Trent's observations jived with Hannah's experience, though she'd never connected the dots.

"You're not a cream puff or a wolf." Though he seemed capable of impersonating either. "Your theory suggests if Elvin Gregory is an old-fashioned chauvinist, then his client has the same tendencies?"

"Got it in one." He set his empty salad plate aside. "As it turns out, I was right. When the missus left, mister began to unload on me. 'You see what I have to put up with?' and so forth."

As missus had unloaded on Hannah. "Is that ethical? To encourage confidences that way?"

"His lawyer was sitting right beside him the whole time, and the very best material came at the end of the morning."

"Best material?" Whatever it was, the best material would signal misery for someone. Such were the pleasures of family law.

"I asked how Mrs. Loomis was as a disciplinarian, and Dad waxed eloquent about sparing the belt and spoiling the child. Said all he had to do was ask Dubbie to hand Dad his belt, and Dubbie would straighten right up."

In her heart, Hannah hadn't ducked fast enough. This was why she loathed family law-her emotional reflexes were just too d.a.m.n slow, the synapses exhausted from too many years in foster care.
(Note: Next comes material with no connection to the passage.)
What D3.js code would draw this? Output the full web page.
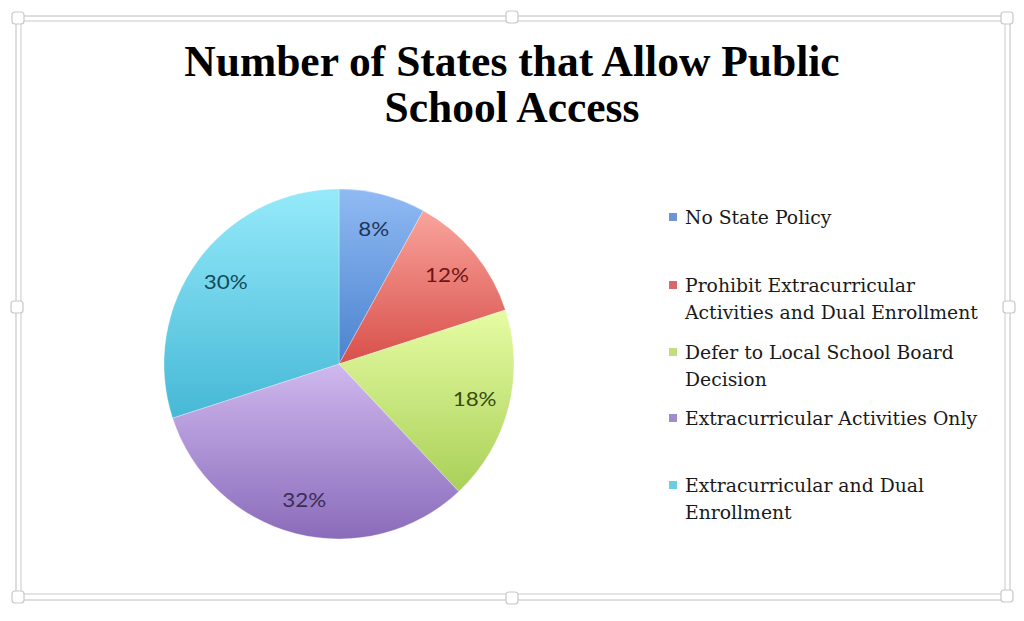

"Trent, that boy is six years old."

"He would have been five when he last lived with his father."

"You're pleased with this?"

"I'm pleased Dad will learn some parenting skills in a hurry if he doesn't want to be visiting his kid in the blue room at the Department of Social Services."

Hannah knew the blue rooms, with their tired toys, sagging vinyl sofas, easily disinfected surfaces, and-most common characteristic of all-their one-way mirrors. Anybody's kid could end up there with a single phone call, though most people lived in blissful ignorance of this aspect of the state's power.

She gave up on her salad despite the many benefits of fiber and phytonutrients.